§ The exercise
Copy each line below exactly and leave the pictures out.

§ Recorded data
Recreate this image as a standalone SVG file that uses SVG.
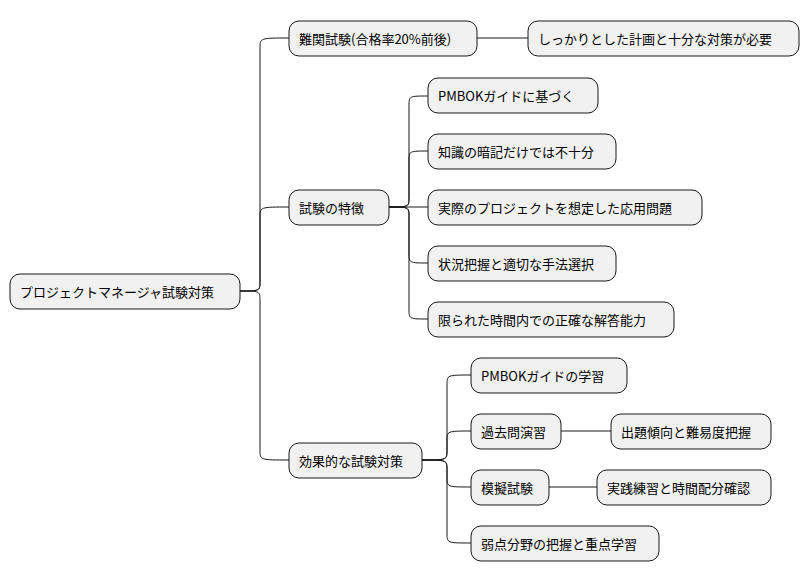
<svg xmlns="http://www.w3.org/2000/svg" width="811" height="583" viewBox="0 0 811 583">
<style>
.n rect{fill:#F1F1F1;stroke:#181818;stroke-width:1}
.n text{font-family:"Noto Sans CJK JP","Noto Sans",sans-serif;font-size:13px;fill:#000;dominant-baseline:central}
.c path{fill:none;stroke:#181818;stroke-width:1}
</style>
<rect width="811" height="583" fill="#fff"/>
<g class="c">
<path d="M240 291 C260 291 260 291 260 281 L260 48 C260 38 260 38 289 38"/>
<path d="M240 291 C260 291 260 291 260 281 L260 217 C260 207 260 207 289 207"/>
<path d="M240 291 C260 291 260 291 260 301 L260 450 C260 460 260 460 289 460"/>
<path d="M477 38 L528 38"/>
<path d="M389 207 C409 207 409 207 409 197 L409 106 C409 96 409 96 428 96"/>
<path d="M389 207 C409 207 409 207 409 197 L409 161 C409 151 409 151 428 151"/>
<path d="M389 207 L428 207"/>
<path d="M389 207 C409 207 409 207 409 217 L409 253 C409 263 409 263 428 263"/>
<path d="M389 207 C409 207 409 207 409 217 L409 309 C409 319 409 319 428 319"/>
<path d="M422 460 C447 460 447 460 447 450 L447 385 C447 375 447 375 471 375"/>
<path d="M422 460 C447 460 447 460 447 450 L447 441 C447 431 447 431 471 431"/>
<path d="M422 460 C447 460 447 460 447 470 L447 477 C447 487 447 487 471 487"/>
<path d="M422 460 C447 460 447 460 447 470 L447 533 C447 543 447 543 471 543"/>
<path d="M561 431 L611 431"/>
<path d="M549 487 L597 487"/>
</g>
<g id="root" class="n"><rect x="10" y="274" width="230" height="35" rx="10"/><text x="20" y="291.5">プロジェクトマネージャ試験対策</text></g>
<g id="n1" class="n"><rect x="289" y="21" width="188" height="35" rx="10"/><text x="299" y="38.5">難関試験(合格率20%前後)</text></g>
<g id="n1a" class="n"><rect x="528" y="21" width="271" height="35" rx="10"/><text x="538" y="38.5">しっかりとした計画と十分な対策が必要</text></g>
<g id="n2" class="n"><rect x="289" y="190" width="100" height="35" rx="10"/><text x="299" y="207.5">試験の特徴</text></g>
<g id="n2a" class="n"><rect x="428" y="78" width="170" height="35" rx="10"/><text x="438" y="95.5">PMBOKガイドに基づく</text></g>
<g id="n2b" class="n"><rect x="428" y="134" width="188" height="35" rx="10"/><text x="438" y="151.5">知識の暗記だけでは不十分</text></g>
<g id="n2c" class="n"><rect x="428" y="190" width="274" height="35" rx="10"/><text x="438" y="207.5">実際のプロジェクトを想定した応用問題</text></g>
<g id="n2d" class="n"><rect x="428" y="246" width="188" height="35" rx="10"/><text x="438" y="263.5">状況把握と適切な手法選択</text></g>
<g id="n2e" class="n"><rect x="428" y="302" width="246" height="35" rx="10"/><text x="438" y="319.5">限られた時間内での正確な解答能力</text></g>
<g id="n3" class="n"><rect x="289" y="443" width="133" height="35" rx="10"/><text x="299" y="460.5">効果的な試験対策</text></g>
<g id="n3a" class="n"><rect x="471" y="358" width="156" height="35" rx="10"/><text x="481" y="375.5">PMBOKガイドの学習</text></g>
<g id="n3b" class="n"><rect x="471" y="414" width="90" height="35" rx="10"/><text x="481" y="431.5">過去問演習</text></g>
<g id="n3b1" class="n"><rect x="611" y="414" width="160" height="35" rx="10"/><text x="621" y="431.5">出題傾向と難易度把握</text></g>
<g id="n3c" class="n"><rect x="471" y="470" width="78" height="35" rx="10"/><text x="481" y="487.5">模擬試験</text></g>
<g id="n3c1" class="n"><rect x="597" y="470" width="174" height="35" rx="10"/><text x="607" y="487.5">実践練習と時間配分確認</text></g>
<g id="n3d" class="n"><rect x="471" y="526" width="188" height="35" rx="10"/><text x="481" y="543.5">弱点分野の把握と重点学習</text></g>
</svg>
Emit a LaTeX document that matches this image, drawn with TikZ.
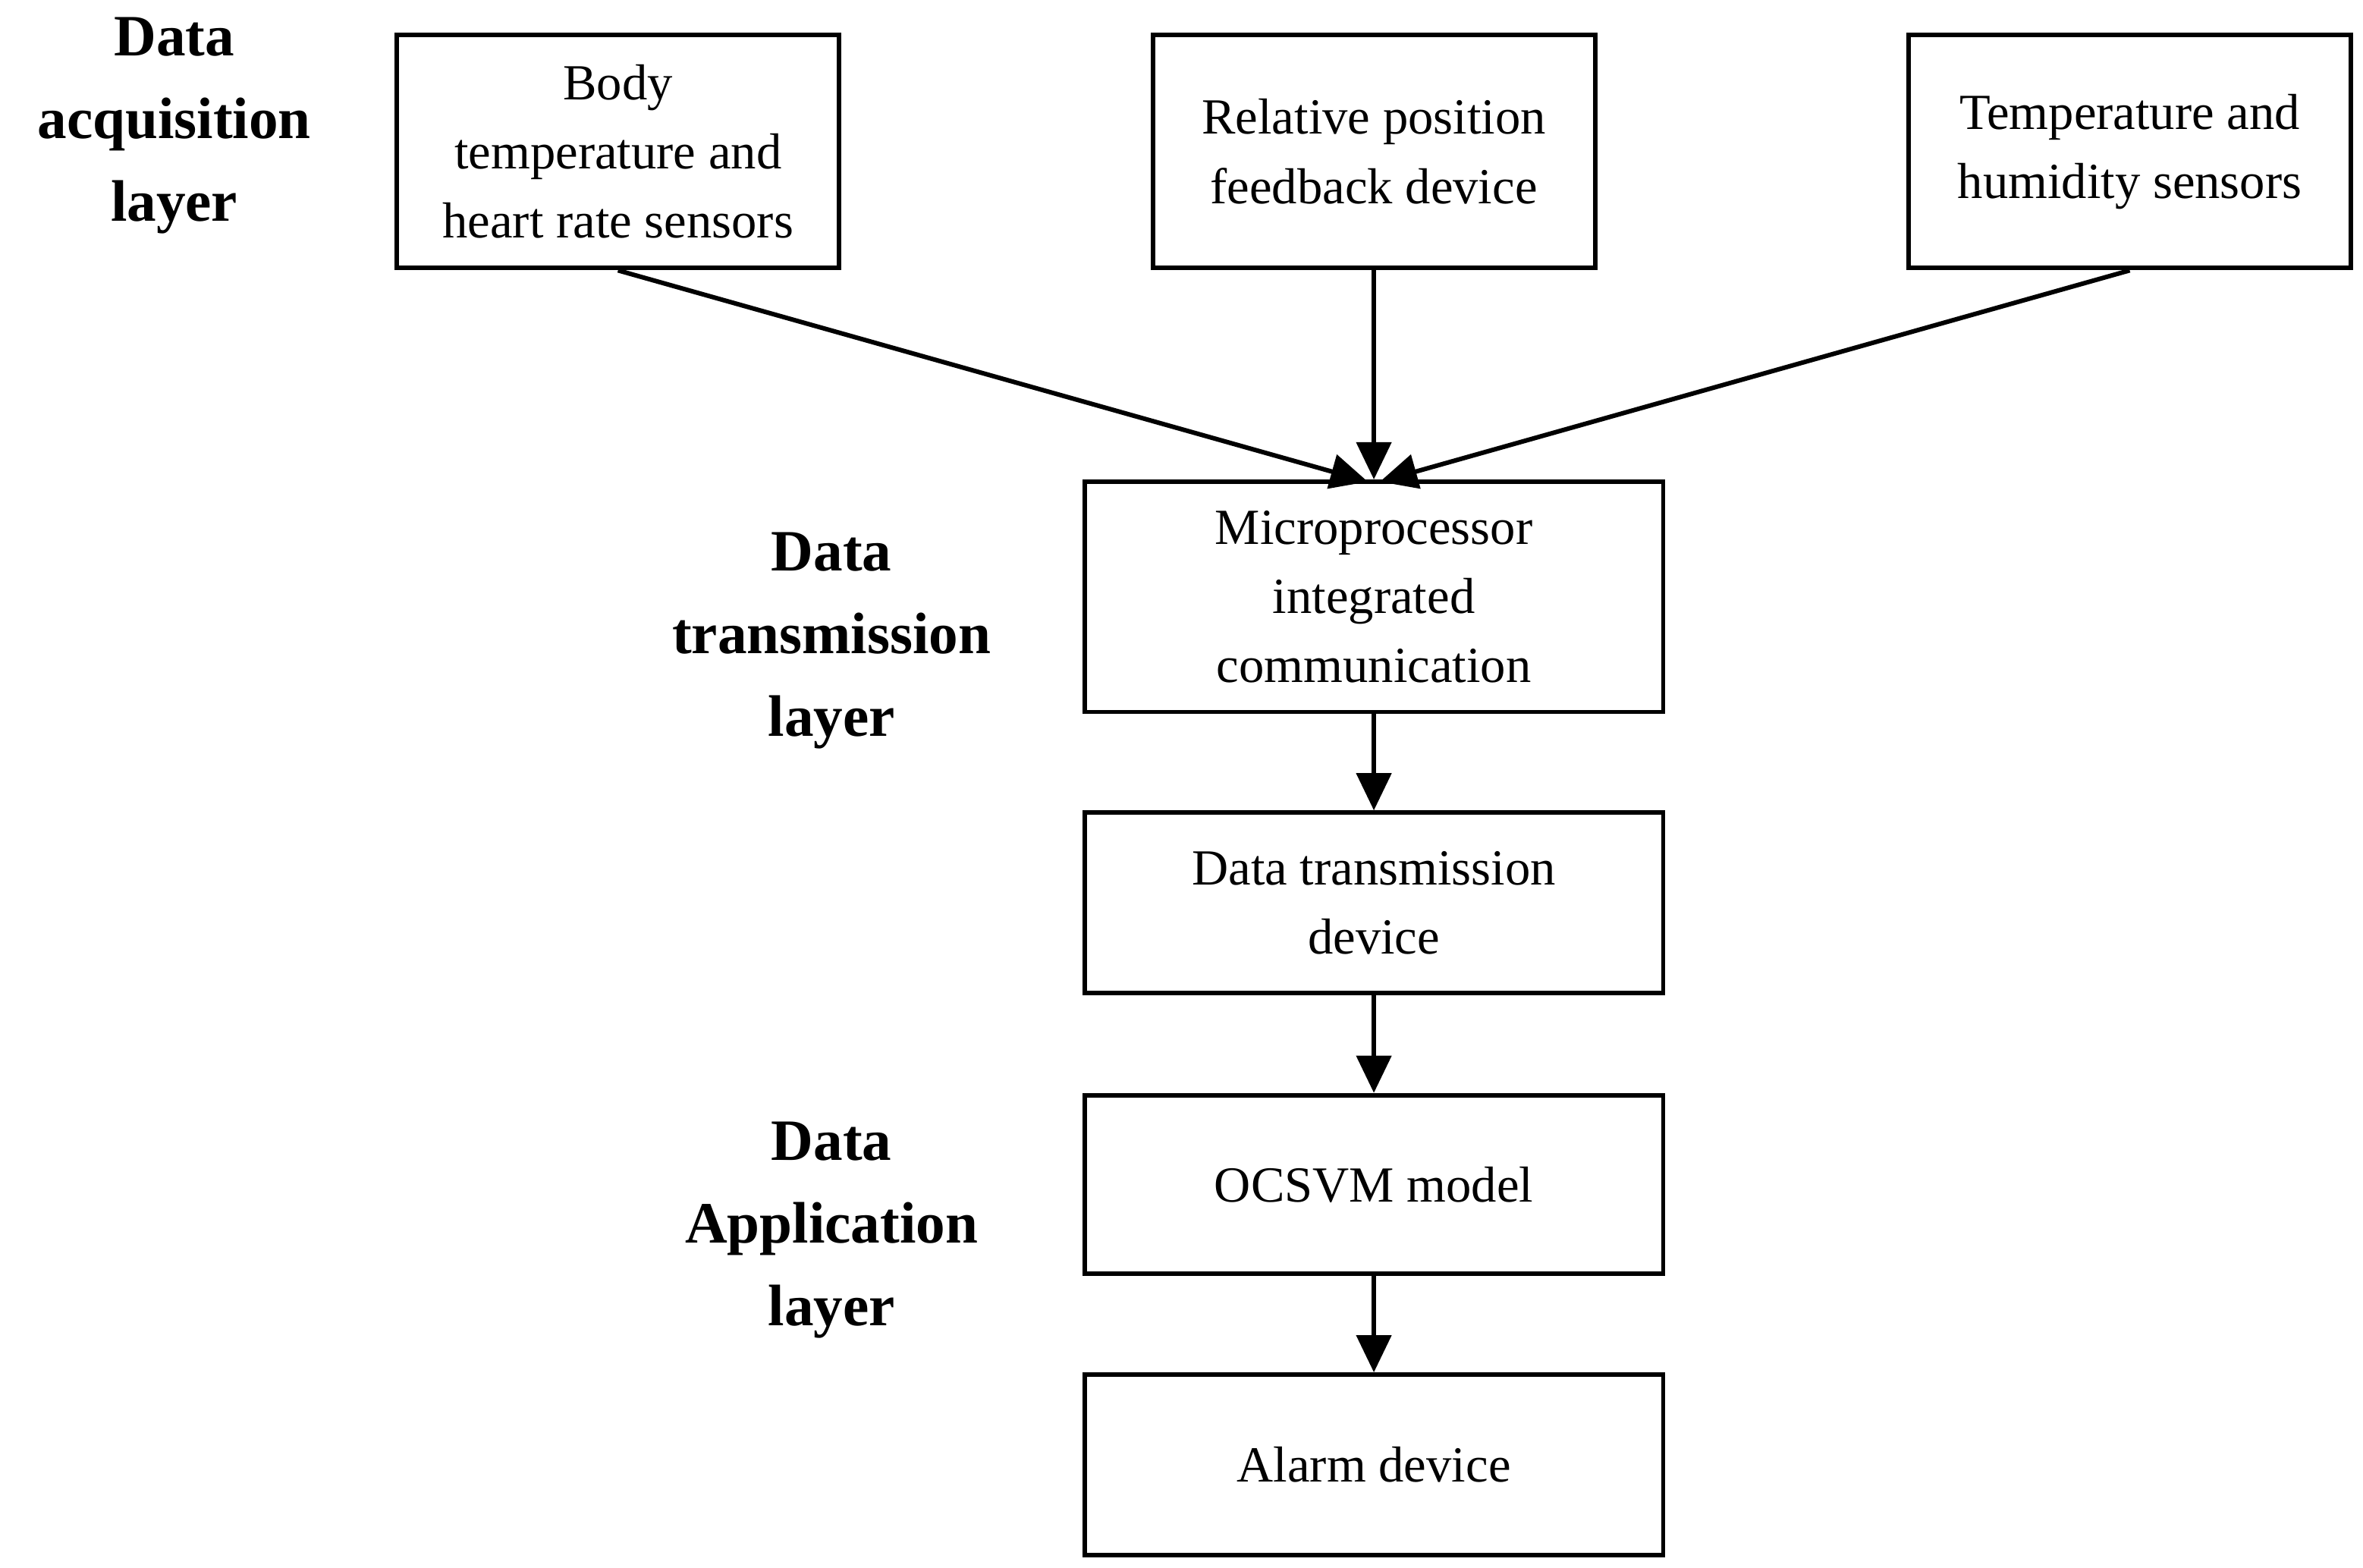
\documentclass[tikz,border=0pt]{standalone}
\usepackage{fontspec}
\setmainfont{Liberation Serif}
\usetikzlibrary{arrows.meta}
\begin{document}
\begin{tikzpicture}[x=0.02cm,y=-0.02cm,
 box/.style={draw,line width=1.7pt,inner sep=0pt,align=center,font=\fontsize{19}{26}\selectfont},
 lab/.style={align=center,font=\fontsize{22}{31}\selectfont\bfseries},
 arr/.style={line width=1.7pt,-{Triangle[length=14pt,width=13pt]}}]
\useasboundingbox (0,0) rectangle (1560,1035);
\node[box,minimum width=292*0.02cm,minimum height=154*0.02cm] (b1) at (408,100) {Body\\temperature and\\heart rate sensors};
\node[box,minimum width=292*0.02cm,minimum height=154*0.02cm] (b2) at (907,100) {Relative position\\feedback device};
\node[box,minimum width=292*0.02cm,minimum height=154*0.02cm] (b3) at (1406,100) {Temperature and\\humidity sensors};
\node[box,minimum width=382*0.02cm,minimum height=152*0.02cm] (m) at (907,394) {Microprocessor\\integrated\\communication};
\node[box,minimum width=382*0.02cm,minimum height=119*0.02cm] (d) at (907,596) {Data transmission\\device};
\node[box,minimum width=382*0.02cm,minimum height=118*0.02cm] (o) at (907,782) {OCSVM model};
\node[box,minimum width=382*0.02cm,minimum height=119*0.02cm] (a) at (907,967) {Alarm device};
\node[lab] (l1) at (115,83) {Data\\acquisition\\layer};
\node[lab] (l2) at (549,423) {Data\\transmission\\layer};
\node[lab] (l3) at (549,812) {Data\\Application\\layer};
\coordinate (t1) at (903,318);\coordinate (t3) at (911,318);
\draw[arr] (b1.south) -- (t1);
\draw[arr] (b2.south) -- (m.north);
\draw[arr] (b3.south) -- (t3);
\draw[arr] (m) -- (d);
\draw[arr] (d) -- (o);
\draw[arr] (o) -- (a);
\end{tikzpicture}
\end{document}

§ Written reply
Recreate this image as a standalone SVG file that uses SVG.
<svg xmlns="http://www.w3.org/2000/svg" width="811" height="583" viewBox="0 0 811 583">
<style>
.n rect{fill:#F1F1F1;stroke:#181818;stroke-width:1}
.n text{font-family:"Noto Sans CJK JP","Noto Sans",sans-serif;font-size:13px;fill:#000;dominant-baseline:central}
.c path{fill:none;stroke:#181818;stroke-width:1}
</style>
<rect width="811" height="583" fill="#fff"/>
<g class="c">
<path d="M240 291 C260 291 260 291 260 281 L260 48 C260 38 260 38 289 38"/>
<path d="M240 291 C260 291 260 291 260 281 L260 217 C260 207 260 207 289 207"/>
<path d="M240 291 C260 291 260 291 260 301 L260 450 C260 460 260 460 289 460"/>
<path d="M477 38 L528 38"/>
<path d="M389 207 C409 207 409 207 409 197 L409 106 C409 96 409 96 428 96"/>
<path d="M389 207 C409 207 409 207 409 197 L409 161 C409 151 409 151 428 151"/>
<path d="M389 207 L428 207"/>
<path d="M389 207 C409 207 409 207 409 217 L409 253 C409 263 409 263 428 263"/>
<path d="M389 207 C409 207 409 207 409 217 L409 309 C409 319 409 319 428 319"/>
<path d="M422 460 C447 460 447 460 447 450 L447 385 C447 375 447 375 471 375"/>
<path d="M422 460 C447 460 447 460 447 450 L447 441 C447 431 447 431 471 431"/>
<path d="M422 460 C447 460 447 460 447 470 L447 477 C447 487 447 487 471 487"/>
<path d="M422 460 C447 460 447 460 447 470 L447 533 C447 543 447 543 471 543"/>
<path d="M561 431 L611 431"/>
<path d="M549 487 L597 487"/>
</g>
<g id="root" class="n"><rect x="10" y="274" width="230" height="35" rx="10"/><text x="20" y="291.5">プロジェクトマネージャ試験対策</text></g>
<g id="n1" class="n"><rect x="289" y="21" width="188" height="35" rx="10"/><text x="299" y="38.5">難関試験(合格率20%前後)</text></g>
<g id="n1a" class="n"><rect x="528" y="21" width="271" height="35" rx="10"/><text x="538" y="38.5">しっかりとした計画と十分な対策が必要</text></g>
<g id="n2" class="n"><rect x="289" y="190" width="100" height="35" rx="10"/><text x="299" y="207.5">試験の特徴</text></g>
<g id="n2a" class="n"><rect x="428" y="78" width="170" height="35" rx="10"/><text x="438" y="95.5">PMBOKガイドに基づく</text></g>
<g id="n2b" class="n"><rect x="428" y="134" width="188" height="35" rx="10"/><text x="438" y="151.5">知識の暗記だけでは不十分</text></g>
<g id="n2c" class="n"><rect x="428" y="190" width="274" height="35" rx="10"/><text x="438" y="207.5">実際のプロジェクトを想定した応用問題</text></g>
<g id="n2d" class="n"><rect x="428" y="246" width="188" height="35" rx="10"/><text x="438" y="263.5">状況把握と適切な手法選択</text></g>
<g id="n2e" class="n"><rect x="428" y="302" width="246" height="35" rx="10"/><text x="438" y="319.5">限られた時間内での正確な解答能力</text></g>
<g id="n3" class="n"><rect x="289" y="443" width="133" height="35" rx="10"/><text x="299" y="460.5">効果的な試験対策</text></g>
<g id="n3a" class="n"><rect x="471" y="358" width="156" height="35" rx="10"/><text x="481" y="375.5">PMBOKガイドの学習</text></g>
<g id="n3b" class="n"><rect x="471" y="414" width="90" height="35" rx="10"/><text x="481" y="431.5">過去問演習</text></g>
<g id="n3b1" class="n"><rect x="611" y="414" width="160" height="35" rx="10"/><text x="621" y="431.5">出題傾向と難易度把握</text></g>
<g id="n3c" class="n"><rect x="471" y="470" width="78" height="35" rx="10"/><text x="481" y="487.5">模擬試験</text></g>
<g id="n3c1" class="n"><rect x="597" y="470" width="174" height="35" rx="10"/><text x="607" y="487.5">実践練習と時間配分確認</text></g>
<g id="n3d" class="n"><rect x="471" y="526" width="188" height="35" rx="10"/><text x="481" y="543.5">弱点分野の把握と重点学習</text></g>
</svg>
Emit a LaTeX document that matches this image, drawn with TikZ.
\documentclass[tikz,border=0pt]{standalone}
\usepackage{fontspec}
\setmainfont{Liberation Serif}
\usetikzlibrary{arrows.meta}
\begin{document}
\begin{tikzpicture}[x=0.02cm,y=-0.02cm,
 box/.style={draw,line width=1.7pt,inner sep=0pt,align=center,font=\fontsize{19}{26}\selectfont},
 lab/.style={align=center,font=\fontsize{22}{31}\selectfont\bfseries},
 arr/.style={line width=1.7pt,-{Triangle[length=14pt,width=13pt]}}]
\useasboundingbox (0,0) rectangle (1560,1035);
\node[box,minimum width=292*0.02cm,minimum height=154*0.02cm] (b1) at (408,100) {Body\\temperature and\\heart rate sensors};
\node[box,minimum width=292*0.02cm,minimum height=154*0.02cm] (b2) at (907,100) {Relative position\\feedback device};
\node[box,minimum width=292*0.02cm,minimum height=154*0.02cm] (b3) at (1406,100) {Temperature and\\humidity sensors};
\node[box,minimum width=382*0.02cm,minimum height=152*0.02cm] (m) at (907,394) {Microprocessor\\integrated\\communication};
\node[box,minimum width=382*0.02cm,minimum height=119*0.02cm] (d) at (907,596) {Data transmission\\device};
\node[box,minimum width=382*0.02cm,minimum height=118*0.02cm] (o) at (907,782) {OCSVM model};
\node[box,minimum width=382*0.02cm,minimum height=119*0.02cm] (a) at (907,967) {Alarm device};
\node[lab] (l1) at (115,83) {Data\\acquisition\\layer};
\node[lab] (l2) at (549,423) {Data\\transmission\\layer};
\node[lab] (l3) at (549,812) {Data\\Application\\layer};
\coordinate (t1) at (903,318);\coordinate (t3) at (911,318);
\draw[arr] (b1.south) -- (t1);
\draw[arr] (b2.south) -- (m.north);
\draw[arr] (b3.south) -- (t3);
\draw[arr] (m) -- (d);
\draw[arr] (d) -- (o);
\draw[arr] (o) -- (a);
\end{tikzpicture}
\end{document}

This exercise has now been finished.